While most people think they will never be responsible for introducing an invasive species to an area, it is a risk that accompanies many human behaviors. Traveling and bringing back a favorite piece of fruit, for example, can introduce species like the Mexican Fruit Fly, which threatens dozens of species of produce grown in the US. The Asian tiger mosquito is native to southeast Asia but has spread all over the world when eggs are in pools of water inside shipments of tires. Like the Burmese python or the Tegu lizard, many invasive species were initially introduced to an environment as pets.
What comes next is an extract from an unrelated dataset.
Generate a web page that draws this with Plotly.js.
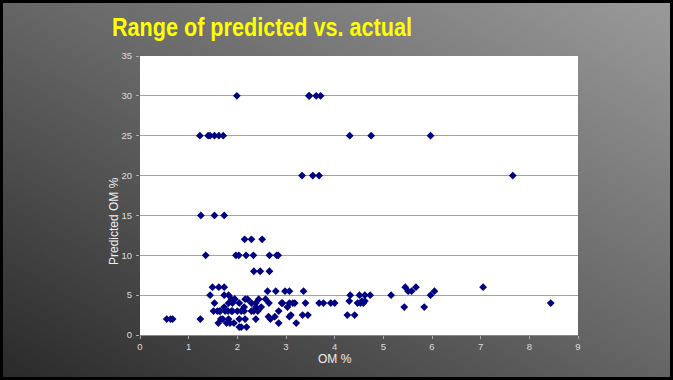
<!DOCTYPE html>
<html>
<head>
<meta charset="utf-8">
<script src="https://cdn.plot.ly/plotly-3.0.1.min.js"></script>
<style>
html,body{margin:0;padding:0;background:#000;}
#frame{position:absolute;left:0;top:0;width:673px;height:380px;box-sizing:border-box;border:3px solid #000;
background:linear-gradient(to top right,#2a2a2a 0%,#656565 50%,#9a9a9a 100%);}
#chart{position:absolute;left:-3px;top:-3px;width:673px;height:380px;}
</style>
</head>
<body>
<div id="frame"><div id="chart"></div></div>
<script>
const titleText = "Range of predicted vs. actual";
const xTitle = "OM %";
const yTitle = "Predicted OM %";

const actualOM = [
  0.55,0.63,0.67,
  1.25,1.53,1.73,1.35,1.24,1.44,1.49,1.62,1.73,1.53,1.51,1.59,1.63,1.61,1.66,1.70,1.73,1.82,1.73,1.82,
  1.81,1.90,1.78,1.85,1.82,1.93,1.90,1.95,1.97,2.03,2.18,2.33,2.15,2.29,2.51,2.34,2.47,2.66,2.81,2.84,2.66,
  2.04,2.00,2.04,2.04,2.08,2.19,2.14,2.14,2.16,2.21,2.16,2.29,2.29,2.38,2.38,2.38,2.42,2.44,2.49,2.34,
  2.58,2.62,2.65,2.64,2.68,2.77,2.79,2.85,2.85,2.91,2.93,2.98,3.03,3.07,3.07,3.07,3.10,3.14,3.18,3.21,
  3.36,3.34,3.40,3.45,3.68,3.77,3.92,4.00,
  1.65,1.75,1.88,2.08,1.88,1.94,
  1.99,3.47,3.48,3.62,3.71,
  1.23,1.40,1.44,1.53,1.62,1.71,4.31,4.75,5.97,
  3.33,3.55,3.68,7.66,
  4.26,4.41,4.32,4.30,4.47,4.51,4.53,4.56,4.59,4.62,4.62,4.73,5.16,5.43,5.45,5.51,5.58,5.67,5.84,5.97,6.05,7.05,8.44
];
const predictedOM = [
  2,2,2,
  15,15,15,10,2,5,6,6,6,4,3,3,3,1.5,2,2,5,5,3.5,4,
  3,3,1.5,1.5,2,1.5,4,4.5,10,10,10,10,12,12,12,8,8,10,10,10,8,
  4,3,2,1,1,1,3,3.5,4.5,4.5,2,4,3,2,3.5,4,3,4.5,3.5,3,
  4.5,5.5,4,2.3,2,2.3,5.5,3,1.5,4,4,5.5,3.5,4,5.5,2.3,2.5,4,4,1.5,
  5.5,2.5,4,2.5,4,4,4,4,
  3,3,3,3,4.5,4.5,
  30,30,30,30,30,
  25,25,25,25,25,25,25,25,25,
  20,20,20,20,
  2.5,2.5,5,4.25,4,5,4,4.25,4,4.25,5,5,5,3.5,6,5.5,5.5,6,3.5,5,5.5,6,4
];

const trace = {
  x: actualOM, y: predictedOM, type: 'scatter', mode: 'markers',
  marker: {symbol: 'diamond', size: 6, color: '#000080'},
  hoverinfo: 'skip'
};

const baseFont = '"Liberation Sans", Arial, sans-serif';
const layout = {
  width: 673, height: 380,
  paper_bgcolor: 'rgba(0,0,0,0)', plot_bgcolor: '#ffffff',
  margin: {l: 140, r: 95, t: 56, b: 45},
  showlegend: false,
  title: {
    text: titleText, xref: 'container', yref: 'container',
    x: 262/673, xanchor: 'center', y: 1 - 27/380, yanchor: 'middle',
    font: {family: baseFont, size: 25, color: '#ffff00', weight: 'bold'}
  },
  xaxis: {
    range: [0, 9], dtick: 1, showgrid: false, zeroline: false,
    showline: true, linecolor: '#8a8a8a', linewidth: 1,
    ticks: 'outside', ticklen: 3, tickcolor: '#aaaaaa', ticklabelstandoff: 0,
    tickfont: {family: baseFont, size: 9.5, color: '#dddddd'}
  },
  yaxis: {
    range: [0, 35], dtick: 5, showgrid: true, gridcolor: '#a3a3a3', gridwidth: 1, zeroline: false,
    showline: false,
    ticks: 'outside', ticklen: 3, tickcolor: '#aaaaaa', ticklabelstandoff: 2,
    tickfont: {family: baseFont, size: 9.5, color: '#dddddd'}
  },
  annotations: [
    {text: xTitle, xref: 'paper', yref: 'paper', x: (335-140)/438, y: -(359-335)/279,
     xanchor: 'center', yanchor: 'middle', showarrow: false,
     font: {family: baseFont, size: 12, color: '#eeeeee'}},
    {text: yTitle, xref: 'paper', yref: 'paper', x: -(140-114)/438, y: (335-221)/279,
     xanchor: 'center', yanchor: 'middle', showarrow: false, textangle: -90,
     font: {family: baseFont, size: 12, color: '#eeeeee'}}
  ]
};

Plotly.newPlot('chart', [trace], layout, {displayModeBar: false, staticPlot: true}).then(function(){
  const t = document.querySelector('.gtitle');
  if (t) { t.setAttribute('textLength', '300'); t.setAttribute('lengthAdjust', 'spacingAndGlyphs'); }
});
</script>
</body>
</html>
When these wild animals escape or are set free into a foreign ecosystem, they can quickly reproduce and dominate at the expense of other species in the ecosystem.

Keep these examples in mind when traveling or adopting a new pet, as you could be contributing to the global invasive species issue. And, of course, never purchase a wild animal as a pet, no matter how cute they may be. Admire them in their natural habitats or rescue a pet in need of a home instead.